Pop: Natürlich gibt es auch bei uns ein breites Meinungsspektrum. Wir liegen in Berlin in Umfragen bei 17 bis 18 Prozent. Es ist völlig normal, dass wir uns bei solchen Ergebnissen breiter aufstellen. Wir haben Linke, Linksliberale wie mich oder jene, die sich als Mitte-links bezeichnen. Bei einer Partei, die wächst, wird automatisch die Spannbreite größer. Ich finde das nicht schlimm, denn wir wollen doch mit unseren Themen und Zielen breite Bevölkerungsgruppen ansprechen. Wir wollen mit unserer progressiven, liberalen und ökologischen Politik Antworten auf aktuell drängende Fragen der Bürgerinnen und Bürger bieten.
WELT: Dennoch tauchen in Murmeltiermanier Forderungen aus Ihren Reihen auf, Stichwort Klimaflüchtlinge aufnehmen, die nach wie vor Kopfschütteln auslösen: Katapultieren Visionen wie diese Sie nicht flugs wieder aus der Mitte heraus?

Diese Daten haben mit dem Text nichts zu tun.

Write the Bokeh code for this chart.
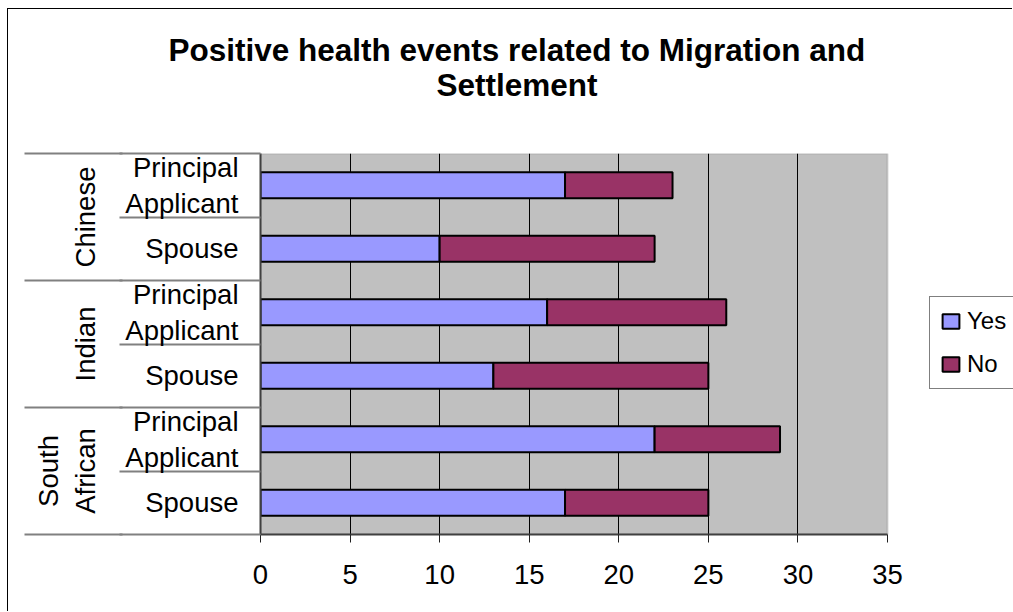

Pop: Sind das schon Visionen? Es sind vielmehr zugespitzte Forderungen, die auf bestimmte Dinge aufmerksam machen. Seit diesem Sommer ist die Klimapolitik nicht mehr von der politischen Agenda wegzudenken, nur die Bundesregierung hat es noch nicht mitbekommen. Was wir an Hitze und Dürre hier erleben, ist nur ein Bruchteil dessen, was woanders auf der Welt schon als Klimakatastrophe stattfindet. Dass unsere Art zu leben und wie wir Kohlendioxid ausstoßen, anderen Menschen die Lebensgrundlage raubt und zur Flucht zwingt, ist ein wichtiger Zusammenhang. Das heißt dennoch nicht, dass Katharina oder ich Vertreterinnen der offenen Grenzen für alle sind.

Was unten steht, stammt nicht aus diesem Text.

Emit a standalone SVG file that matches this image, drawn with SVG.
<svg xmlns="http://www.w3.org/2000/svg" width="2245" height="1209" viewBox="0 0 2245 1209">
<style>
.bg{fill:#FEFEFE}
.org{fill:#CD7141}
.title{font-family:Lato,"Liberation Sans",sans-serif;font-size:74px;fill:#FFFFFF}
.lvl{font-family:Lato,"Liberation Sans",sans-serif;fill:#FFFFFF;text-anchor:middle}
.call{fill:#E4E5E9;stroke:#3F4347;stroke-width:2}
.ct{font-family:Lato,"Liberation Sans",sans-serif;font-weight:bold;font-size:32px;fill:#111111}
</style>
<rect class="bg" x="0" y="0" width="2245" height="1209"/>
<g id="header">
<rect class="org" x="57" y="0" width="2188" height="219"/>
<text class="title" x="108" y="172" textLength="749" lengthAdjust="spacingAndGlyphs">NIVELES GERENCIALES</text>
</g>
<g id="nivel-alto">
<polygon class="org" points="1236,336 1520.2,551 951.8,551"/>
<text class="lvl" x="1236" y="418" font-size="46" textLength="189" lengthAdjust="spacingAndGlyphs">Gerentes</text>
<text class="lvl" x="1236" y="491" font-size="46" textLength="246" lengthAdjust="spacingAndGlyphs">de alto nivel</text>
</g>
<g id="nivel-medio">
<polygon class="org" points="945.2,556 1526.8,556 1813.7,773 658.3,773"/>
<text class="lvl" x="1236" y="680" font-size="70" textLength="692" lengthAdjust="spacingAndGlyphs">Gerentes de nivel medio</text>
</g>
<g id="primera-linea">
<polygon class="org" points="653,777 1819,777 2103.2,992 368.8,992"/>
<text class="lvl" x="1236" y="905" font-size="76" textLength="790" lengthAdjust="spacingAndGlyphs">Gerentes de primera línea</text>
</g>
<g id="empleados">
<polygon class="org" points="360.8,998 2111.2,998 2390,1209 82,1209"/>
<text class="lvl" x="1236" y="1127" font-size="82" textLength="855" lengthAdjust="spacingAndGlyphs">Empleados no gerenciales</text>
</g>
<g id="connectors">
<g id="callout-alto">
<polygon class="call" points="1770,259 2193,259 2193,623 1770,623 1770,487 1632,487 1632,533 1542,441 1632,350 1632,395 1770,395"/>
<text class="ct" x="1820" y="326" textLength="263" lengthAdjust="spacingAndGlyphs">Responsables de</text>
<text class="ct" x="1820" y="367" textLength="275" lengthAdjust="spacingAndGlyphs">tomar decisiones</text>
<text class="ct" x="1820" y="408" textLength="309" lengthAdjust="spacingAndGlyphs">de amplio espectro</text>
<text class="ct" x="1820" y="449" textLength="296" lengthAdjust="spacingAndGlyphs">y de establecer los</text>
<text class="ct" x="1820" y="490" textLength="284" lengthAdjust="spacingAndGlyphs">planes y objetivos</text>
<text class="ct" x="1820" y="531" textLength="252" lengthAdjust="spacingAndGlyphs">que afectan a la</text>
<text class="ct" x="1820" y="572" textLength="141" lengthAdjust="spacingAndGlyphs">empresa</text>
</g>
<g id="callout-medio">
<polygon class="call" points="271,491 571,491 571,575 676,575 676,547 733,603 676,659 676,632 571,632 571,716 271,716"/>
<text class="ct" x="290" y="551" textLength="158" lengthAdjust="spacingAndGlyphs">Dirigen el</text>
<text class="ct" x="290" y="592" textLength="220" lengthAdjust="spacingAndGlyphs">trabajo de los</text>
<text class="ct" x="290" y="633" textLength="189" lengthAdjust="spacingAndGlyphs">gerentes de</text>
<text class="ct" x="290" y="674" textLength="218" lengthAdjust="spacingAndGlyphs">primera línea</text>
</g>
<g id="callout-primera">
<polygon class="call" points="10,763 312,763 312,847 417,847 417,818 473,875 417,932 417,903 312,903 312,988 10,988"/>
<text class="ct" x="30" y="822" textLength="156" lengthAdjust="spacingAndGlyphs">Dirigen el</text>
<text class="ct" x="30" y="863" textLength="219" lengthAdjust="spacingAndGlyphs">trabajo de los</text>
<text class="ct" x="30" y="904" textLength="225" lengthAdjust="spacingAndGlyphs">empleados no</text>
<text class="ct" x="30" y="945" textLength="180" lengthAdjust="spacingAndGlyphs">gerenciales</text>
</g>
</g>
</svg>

Fegebank: Überspitzung ist gut, um auf Probleme hinzuweisen. Diesen Zweiklang aus freiheitlichem Gestalten für möglichst viele und mancher radikaler Forderung finde ich gut. Wir haben noch nicht auf jede aktuelle Herausforderung die fertige Antwort. Da kommen durch provokante Gedanken auch mal neue Ideen ins Spiel. Dass diese gleich als neue Spaßverderbervorschrift der Grünen interpretiert werden, empfinde ich manchmal als unfair. Wir sind nicht die Moralinsauren mit erhobenem Zeigefinger. Das verkörpern wir beide nicht, und die große Mehrheit unserer Partei auch nicht. Die Frage zeigt aber, dass es eine Fallhöhe gibt. Wir sind uns bewusst, dass Demokratie und Regieren nie fertig sind, sondern viel Arbeit. Und wir müssen jeden Tag wieder beweisen, dass wir da richtig sind.